At Hiroshima's Peace Memorial Park, where Friday's ceremony was held, some visitors expressed concerns that Japan's view of the bombing — seen by many as excessive use of deadly force — conflicts with America's view.The history is pretty clear. Japan defended numerous islands in the South Pacific to the last man with fanatical determination. Garrisons did not surrender; garrisons fought for months after the battles for control of the islands were lost, continually popping up from holes solely to cause grievous American casualties. The forces assembling for the invasion of Japan were not coming together because the war was nearly over; in fact, the Japanese were defiantly trying to hold on, knowing an invasion of the Japanese mainland would allow for a bloodbath that would force the Americans to rethink just how many casualties they could suffer before giving up their efforts to defeat Japan's rapidly collapsing military.
Katsuko Nishibe, a 61-year-old peace activist, said she welcomed the decision to send Roos, but added that she thought it was dangerous to think that the bombing of Hiroshima was justified.

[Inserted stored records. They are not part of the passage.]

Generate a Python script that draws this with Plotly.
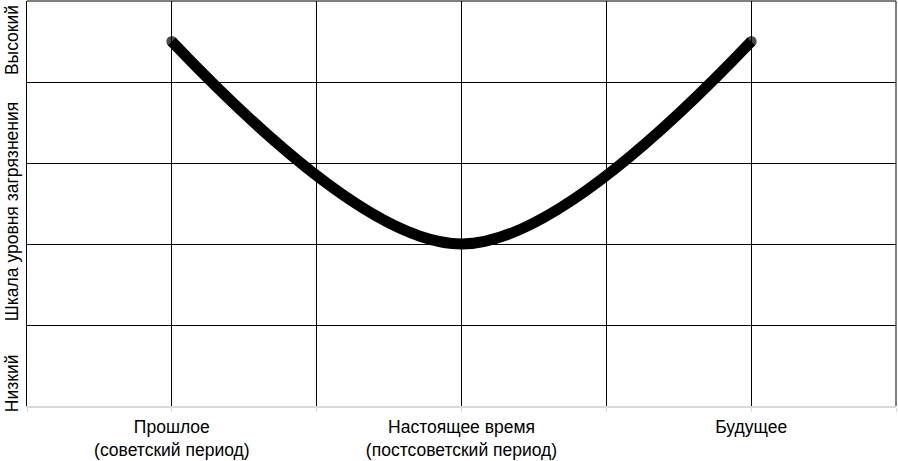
import plotly.graph_objects as go

periods = [1, 3, 5]
pollution = [4.5, 2.0, 4.5]
tick_positions = [0, 1, 2, 3, 4, 5, 6]
tick_labels = ["", "Прошлое<br>(советский период)", "", "Настоящее время<br>(постсоветский период)", "", "Будущее", ""]

font = "Liberation Sans, Arial, sans-serif"

fig = go.Figure()
fig.add_trace(go.Scatter(
    x=periods, y=pollution, mode="lines+markers",
    line=dict(color="black", width=11, shape="spline", smoothing=1.0),
    marker=dict(size=[11, 0, 11], color="black", line=dict(width=0)),
    showlegend=False, hoverinfo="skip",
))

fig.update_layout(
    width=898, height=461,
    margin=dict(l=27, r=2, t=1, b=55, autoexpand=False),
    paper_bgcolor="white", plot_bgcolor="white",
    font=dict(family=font, size=18, color="black"),
    xaxis=dict(range=[0, 6], tickvals=tick_positions, ticktext=tick_labels,
               showgrid=True, gridcolor="black", gridwidth=1,
               showline=True, linecolor="#d9d9d9", linewidth=2,
               ticks="outside", tickcolor="#d9d9d9", ticklen=4,
               zeroline=False, tickfont=dict(size=17.5, family=font), automargin=False),
    yaxis=dict(range=[0, 5], dtick=1, showticklabels=False,
               showgrid=True, gridcolor="black", gridwidth=1,
               showline=True, linecolor="black", linewidth=1, mirror=False,
               zeroline=False, automargin=False),
)

fig.add_shape(type="line", xref="paper", yref="paper", x0=0, x1=1, y0=1, y1=1,
              line=dict(color="black", width=1))
fig.add_shape(type="line", xref="paper", yref="paper", x0=1, x1=1, y0=0, y1=1,
              line=dict(color="black", width=1))

for txt, yp in [("Высокий", 0.904), ("Шкала уровня загрязнения", 0.479), ("Низкий", 0.057)]:
    fig.add_annotation(text=txt, xref="paper", yref="paper", x=-0.017, y=yp,
                       textangle=-90, showarrow=False, xanchor="center", yanchor="middle",
                       font=dict(size=17.5, family=font, color="black"))

fig.write_html("out.html", config={"displayModeBar": False},
               post_script="document.body.style.margin='0';document.body.style.padding='0';")
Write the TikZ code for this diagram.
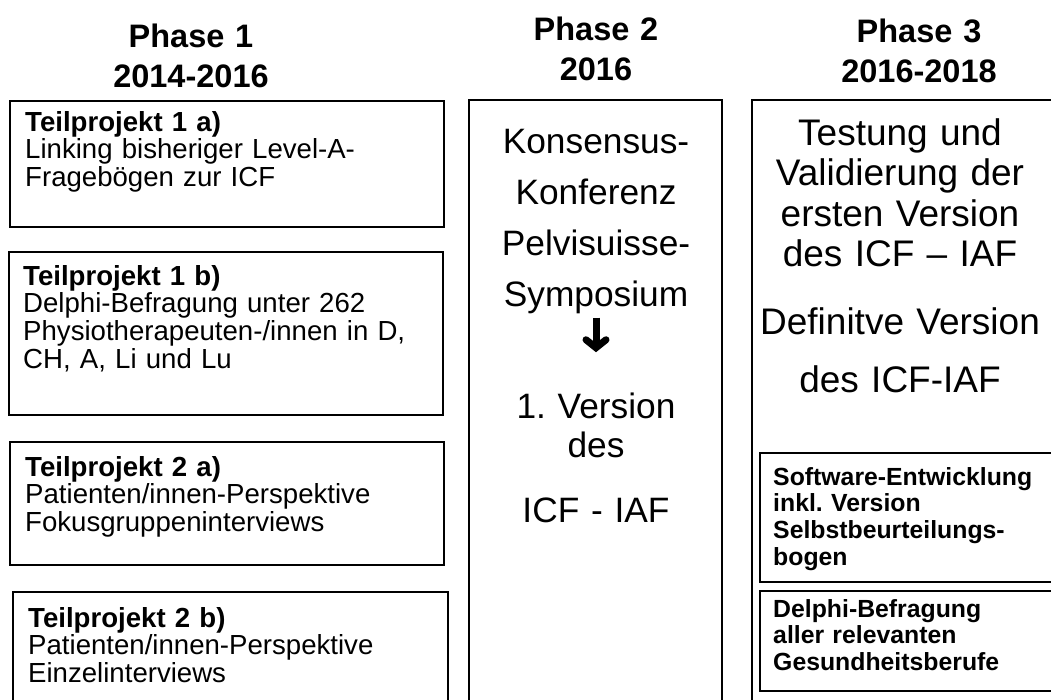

"I don't think it was necessary," she said. "We have a very different interpretation of history. But we can disagree about history and still agree that peace is what is important. That is the real lesson of Hiroshima."
The number of survivors able to attend the ceremony is steadily falling as more die of old age.
According to Japan's Kyodo news agency, the average age of the survivors is over 76 years, and the number of certified survivors has fallen to 227,565 from a peak of 370,000.
The only other point that I would make is that had the Atomic bomb been dropped on the Imperial Palace of the Emperor, the course of the war would have been much different. A complete and utter decapitation of the leadership and government of the Japanese people would have incited the population to fight until annihilation.
No one should celebrate the deaths of civilians in war but I hasten to point out the terrible pattern of systematic genocides carried out under Japanese instruction throughout the occupied territories of China, Korea, and elsewhere. And no serious student of history would conclude that, had Japan invented an Atomic bomb of its own that it would have applied "humanistic, ethical, or moral" concerns to its use. Japan would have tied the damned thing to the underside of a balloon and would have floated the thing towards the West Coast of the United States without question.